Thursday, 15 August 2019

Uncertain women: "JT LeRoy"


This week's JT LeRoy marks the latest stage in the cinema's shifting relationship with that sometime literary phenomenon. As with many onlookers, the film world took LeRoy at face value back in 2004 - the year Asia Argento, that lightning rod for controversy, directed herself in The Heart is Deceitful Above All Things, her adaptation of LeRoy's hot-potato memoir of life with his prostitute mother. Once the story broke that Deceitful was exactly that - that "Jeremiah Terminator LeRoy" was, in fact, the wholly fictional creation of floundering journo Laura Albert - there was no choice but to recant: hence the 2016 documentary Author: The JT LeRoy Story, which gave Albert the opportunity to explain herself. The new movie, which opens with an Oscar Wilde quote laser-targeted at the denizens of cancel culture ("Truth is rarely pure, and never simple"), offers a notionally more rounded dramatisation of the events Author described, with Laura Dern playing Albert, and Kristen Stewart cast as Savannah Knoop, the spotty, androgynous soul Albert employed to don an Andy Warhol wig and pose as LeRoy in public. Gaps remain in this narrative, however, and the details that have emerged invite multiple interpretations. Three films into its lifecycle, and still nobody seems certain what the JT LeRoy story really represents. Is it some elevating expression of girl power, the handiwork of women doing what they had to do to get noticed? Or is it something gristlier, a potential bone in the throat of the #MeToo movement - women inventing traumas for whatever personal gain the publishing world could provide in the first years of this century? Wilde had it about right, you feel, but that lack of purity and simplicity rather damns JT LeRoy to being a middling, muddled viewing experience: at almost all points, it feels less like a full articulation of this story than an attempt to hawk something up.

The source this time round is Girl Boy Girl, Knoop's 2008 account of how she came to be roped into this three-ring media circus, which allows writer-director Justin Kelly (King Cobra) to fill his frames with the kind of kooky San Francisco types who might have turned up in a Dandy Warhols video of this period. (Inevitably, "Bohemian Like You" can be heard on the soundtrack.) Yet the sketchiness here isn't solely the preserve of Kelly's characters. JT LeRoy suffers from a suicidally rushed first act, bound altogether too closely to the chaotic energy of Dern's Albert. These characters, and their actions, would only begin to make sense if you were aware of the backstory; anybody walking in blind will be driven cuckoo trying to work out who these hipsters are, and why they do what they do. (They might also overlook how Argento has been made over, not terribly subtly or flatteringly, into Diane Kruger's flamboyant Eurostar "Eva Avalon", presumably at the lawyers' request.) Matters take on more shape and purpose once Albert and Knoop hit the literary bigtime, and Kelly realises he's telling the story of an ill-fated grift.
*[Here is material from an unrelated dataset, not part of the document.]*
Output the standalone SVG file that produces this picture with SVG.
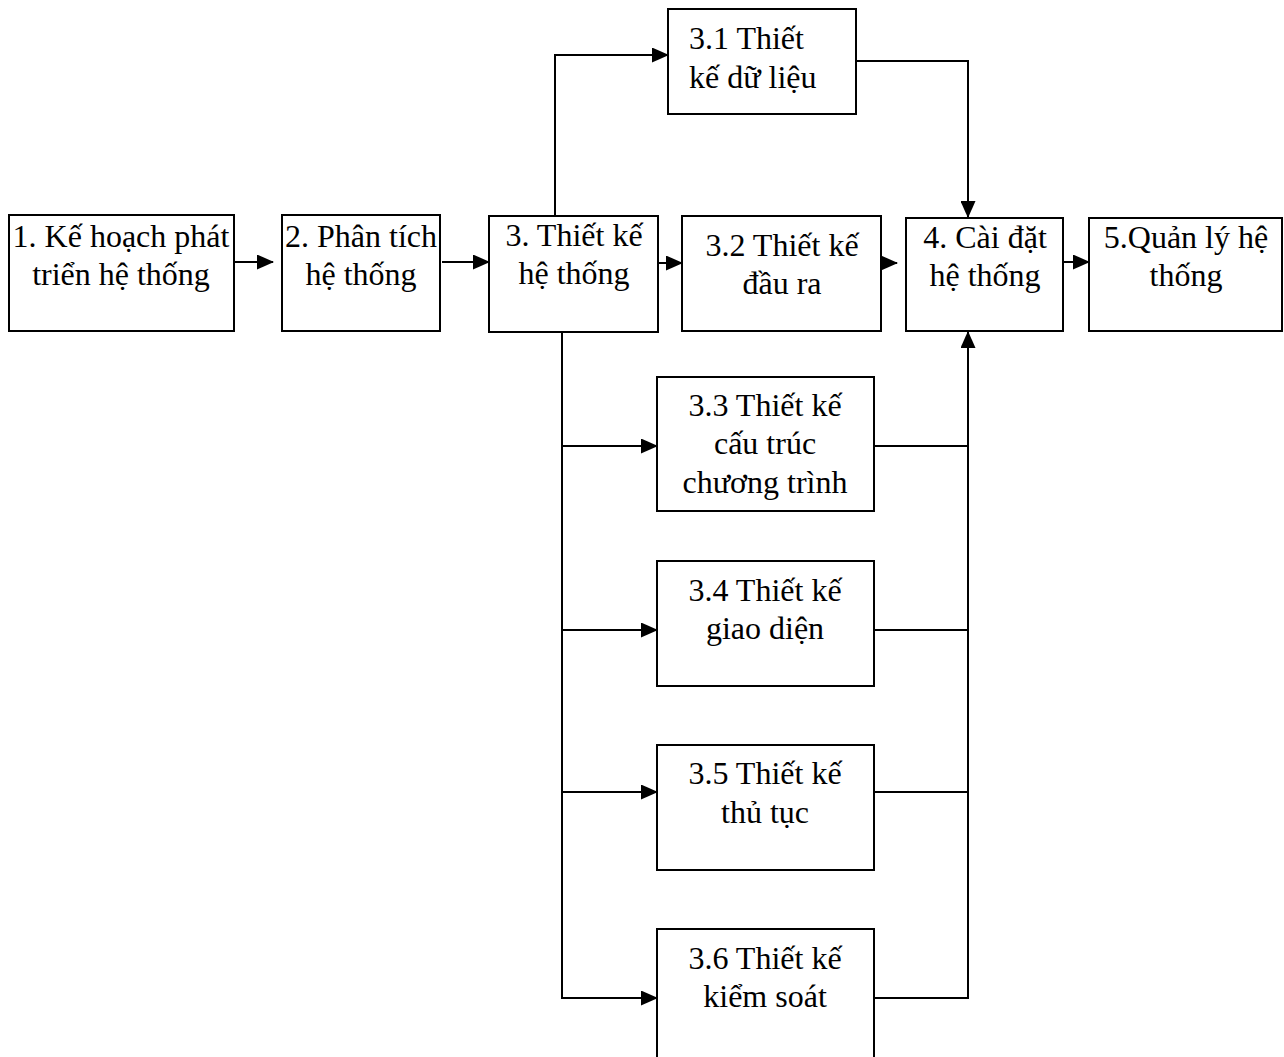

Dern and Stewart, on pretty good if not top form, show us first the conspiratorial kinship that brought LeRoy to life, then the gradual erosion of that bond, attributed here to these women's wildly different relationship with reality.

One of the reasons this story may resist conventional adaptation is that the motivation underpinning the drama remains fundamentally opaque. This Albert is a strange, impulsive bird, flapping around in the hope something will take off, and once she and Knoop are up to their necks in the deception, Kelly has nothing much to do save to wheel on a cavalcade of dupes (including, bizarrely enough, actual LeRoy victim Courtney Love as a Hollywood bigshot swayed by a gift of pickled onions) and wait for his heroines' cover to be blown in the third act. The story is backloaded: it has consequences and ramifications up the wazoo - Argento, one of the most prominent Harvey Weinstein accusers, would herself be accused of sexual impropriety around Jimmy Bennett, the young actor she played mother to in The Heart is Deceitful... - but it starts more or less on a whim; something essential is missing to begin with, so we struggle to take the whole as seriously as some did. My feeling remains that this is one of those tales that either says everything about the madness of the world as it was in the early 21st century (and our desperate need to believe in something, anything), or which says nothing very much at all (in that its madness can be confined to its featherbrained architects), and that either way, it may take another decade to get our heads around it: ten years in which we decide once and for all what our relationship to the fake and the real is going to be. The interim conclusion Kelly reaches at the end of this naggingly cursory inquiry is that people are strange, and creative people strangest of all. You may feel as though you've read this somewhere before.

JT LeRoy opens in selected cinemas from tomorrow.